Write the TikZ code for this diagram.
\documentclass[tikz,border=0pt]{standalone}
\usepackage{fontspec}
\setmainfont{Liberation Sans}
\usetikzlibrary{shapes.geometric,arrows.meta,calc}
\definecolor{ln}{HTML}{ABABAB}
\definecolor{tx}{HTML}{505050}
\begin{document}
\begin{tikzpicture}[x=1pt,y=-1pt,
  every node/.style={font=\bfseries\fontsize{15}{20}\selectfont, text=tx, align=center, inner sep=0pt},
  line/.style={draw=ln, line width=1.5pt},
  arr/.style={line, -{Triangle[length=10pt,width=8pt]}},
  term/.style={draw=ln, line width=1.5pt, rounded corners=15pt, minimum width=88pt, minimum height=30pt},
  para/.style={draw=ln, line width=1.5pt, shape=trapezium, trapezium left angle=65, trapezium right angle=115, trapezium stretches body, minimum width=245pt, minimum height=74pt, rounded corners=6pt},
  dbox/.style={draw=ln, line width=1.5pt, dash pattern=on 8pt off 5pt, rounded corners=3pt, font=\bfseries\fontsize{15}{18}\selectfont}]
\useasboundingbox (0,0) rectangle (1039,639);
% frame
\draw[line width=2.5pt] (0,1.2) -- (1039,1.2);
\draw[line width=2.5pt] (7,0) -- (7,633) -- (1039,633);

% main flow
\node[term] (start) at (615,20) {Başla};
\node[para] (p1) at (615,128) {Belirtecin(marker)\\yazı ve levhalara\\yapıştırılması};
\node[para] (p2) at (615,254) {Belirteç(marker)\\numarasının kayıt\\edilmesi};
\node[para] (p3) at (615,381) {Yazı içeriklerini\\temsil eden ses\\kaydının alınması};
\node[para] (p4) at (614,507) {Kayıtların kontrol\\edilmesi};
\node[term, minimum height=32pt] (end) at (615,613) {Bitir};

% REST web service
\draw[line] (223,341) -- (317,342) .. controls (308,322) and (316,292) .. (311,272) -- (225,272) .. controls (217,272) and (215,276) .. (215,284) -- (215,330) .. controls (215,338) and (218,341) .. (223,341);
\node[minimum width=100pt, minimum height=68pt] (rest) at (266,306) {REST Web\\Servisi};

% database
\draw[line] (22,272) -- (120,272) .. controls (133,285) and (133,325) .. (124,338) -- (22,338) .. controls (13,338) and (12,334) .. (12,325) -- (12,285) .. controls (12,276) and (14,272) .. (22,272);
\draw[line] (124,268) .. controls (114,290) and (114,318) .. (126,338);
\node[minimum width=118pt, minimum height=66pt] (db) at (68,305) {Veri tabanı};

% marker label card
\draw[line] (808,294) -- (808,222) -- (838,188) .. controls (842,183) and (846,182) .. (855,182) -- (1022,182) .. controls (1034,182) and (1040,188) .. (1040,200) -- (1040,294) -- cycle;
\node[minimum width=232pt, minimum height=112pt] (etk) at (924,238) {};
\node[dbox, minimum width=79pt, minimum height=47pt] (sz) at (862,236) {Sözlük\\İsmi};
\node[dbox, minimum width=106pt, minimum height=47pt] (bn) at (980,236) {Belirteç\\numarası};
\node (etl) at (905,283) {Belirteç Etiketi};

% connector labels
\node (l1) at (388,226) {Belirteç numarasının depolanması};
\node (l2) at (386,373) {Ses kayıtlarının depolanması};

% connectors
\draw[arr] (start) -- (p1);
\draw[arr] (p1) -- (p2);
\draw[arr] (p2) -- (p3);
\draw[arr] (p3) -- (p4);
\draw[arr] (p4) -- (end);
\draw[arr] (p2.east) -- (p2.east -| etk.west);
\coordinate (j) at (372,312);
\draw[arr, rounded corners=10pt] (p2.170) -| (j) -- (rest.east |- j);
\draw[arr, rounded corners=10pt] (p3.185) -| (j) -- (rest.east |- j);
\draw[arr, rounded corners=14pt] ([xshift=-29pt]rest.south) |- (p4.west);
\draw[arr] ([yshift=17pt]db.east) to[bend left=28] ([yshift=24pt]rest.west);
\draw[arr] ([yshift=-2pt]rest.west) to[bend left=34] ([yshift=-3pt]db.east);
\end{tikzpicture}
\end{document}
========
● What the task asks
Write out all the data again, exactly as it appears.

● Full answer
Write the TikZ code for this diagram.
\documentclass[tikz,border=0pt]{standalone}
\usepackage{fontspec}
\setmainfont{Liberation Sans}
\usetikzlibrary{shapes.geometric,arrows.meta,calc}
\definecolor{ln}{HTML}{ABABAB}
\definecolor{tx}{HTML}{505050}
\begin{document}
\begin{tikzpicture}[x=1pt,y=-1pt,
  every node/.style={font=\bfseries\fontsize{15}{20}\selectfont, text=tx, align=center, inner sep=0pt},
  line/.style={draw=ln, line width=1.5pt},
  arr/.style={line, -{Triangle[length=10pt,width=8pt]}},
  term/.style={draw=ln, line width=1.5pt, rounded corners=15pt, minimum width=88pt, minimum height=30pt},
  para/.style={draw=ln, line width=1.5pt, shape=trapezium, trapezium left angle=65, trapezium right angle=115, trapezium stretches body, minimum width=245pt, minimum height=74pt, rounded corners=6pt},
  dbox/.style={draw=ln, line width=1.5pt, dash pattern=on 8pt off 5pt, rounded corners=3pt, font=\bfseries\fontsize{15}{18}\selectfont}]
\useasboundingbox (0,0) rectangle (1039,639);
% frame
\draw[line width=2.5pt] (0,1.2) -- (1039,1.2);
\draw[line width=2.5pt] (7,0) -- (7,633) -- (1039,633);

% main flow
\node[term] (start) at (615,20) {Başla};
\node[para] (p1) at (615,128) {Belirtecin(marker)\\yazı ve levhalara\\yapıştırılması};
\node[para] (p2) at (615,254) {Belirteç(marker)\\numarasının kayıt\\edilmesi};
\node[para] (p3) at (615,381) {Yazı içeriklerini\\temsil eden ses\\kaydının alınması};
\node[para] (p4) at (614,507) {Kayıtların kontrol\\edilmesi};
\node[term, minimum height=32pt] (end) at (615,613) {Bitir};

% REST web service
\draw[line] (223,341) -- (317,342) .. controls (308,322) and (316,292) .. (311,272) -- (225,272) .. controls (217,272) and (215,276) .. (215,284) -- (215,330) .. controls (215,338) and (218,341) .. (223,341);
\node[minimum width=100pt, minimum height=68pt] (rest) at (266,306) {REST Web\\Servisi};

% database
\draw[line] (22,272) -- (120,272) .. controls (133,285) and (133,325) .. (124,338) -- (22,338) .. controls (13,338) and (12,334) .. (12,325) -- (12,285) .. controls (12,276) and (14,272) .. (22,272);
\draw[line] (124,268) .. controls (114,290) and (114,318) .. (126,338);
\node[minimum width=118pt, minimum height=66pt] (db) at (68,305) {Veri tabanı};

% marker label card
\draw[line] (808,294) -- (808,222) -- (838,188) .. controls (842,183) and (846,182) .. (855,182) -- (1022,182) .. controls (1034,182) and (1040,188) .. (1040,200) -- (1040,294) -- cycle;
\node[minimum width=232pt, minimum height=112pt] (etk) at (924,238) {};
\node[dbox, minimum width=79pt, minimum height=47pt] (sz) at (862,236) {Sözlük\\İsmi};
\node[dbox, minimum width=106pt, minimum height=47pt] (bn) at (980,236) {Belirteç\\numarası};
\node (etl) at (905,283) {Belirteç Etiketi};

% connector labels
\node (l1) at (388,226) {Belirteç numarasının depolanması};
\node (l2) at (386,373) {Ses kayıtlarının depolanması};

% connectors
\draw[arr] (start) -- (p1);
\draw[arr] (p1) -- (p2);
\draw[arr] (p2) -- (p3);
\draw[arr] (p3) -- (p4);
\draw[arr] (p4) -- (end);
\draw[arr] (p2.east) -- (p2.east -| etk.west);
\coordinate (j) at (372,312);
\draw[arr, rounded corners=10pt] (p2.170) -| (j) -- (rest.east |- j);
\draw[arr, rounded corners=10pt] (p3.185) -| (j) -- (rest.east |- j);
\draw[arr, rounded corners=14pt] ([xshift=-29pt]rest.south) |- (p4.west);
\draw[arr] ([yshift=17pt]db.east) to[bend left=28] ([yshift=24pt]rest.west);
\draw[arr] ([yshift=-2pt]rest.west) to[bend left=34] ([yshift=-3pt]db.east);
\end{tikzpicture}
\end{document}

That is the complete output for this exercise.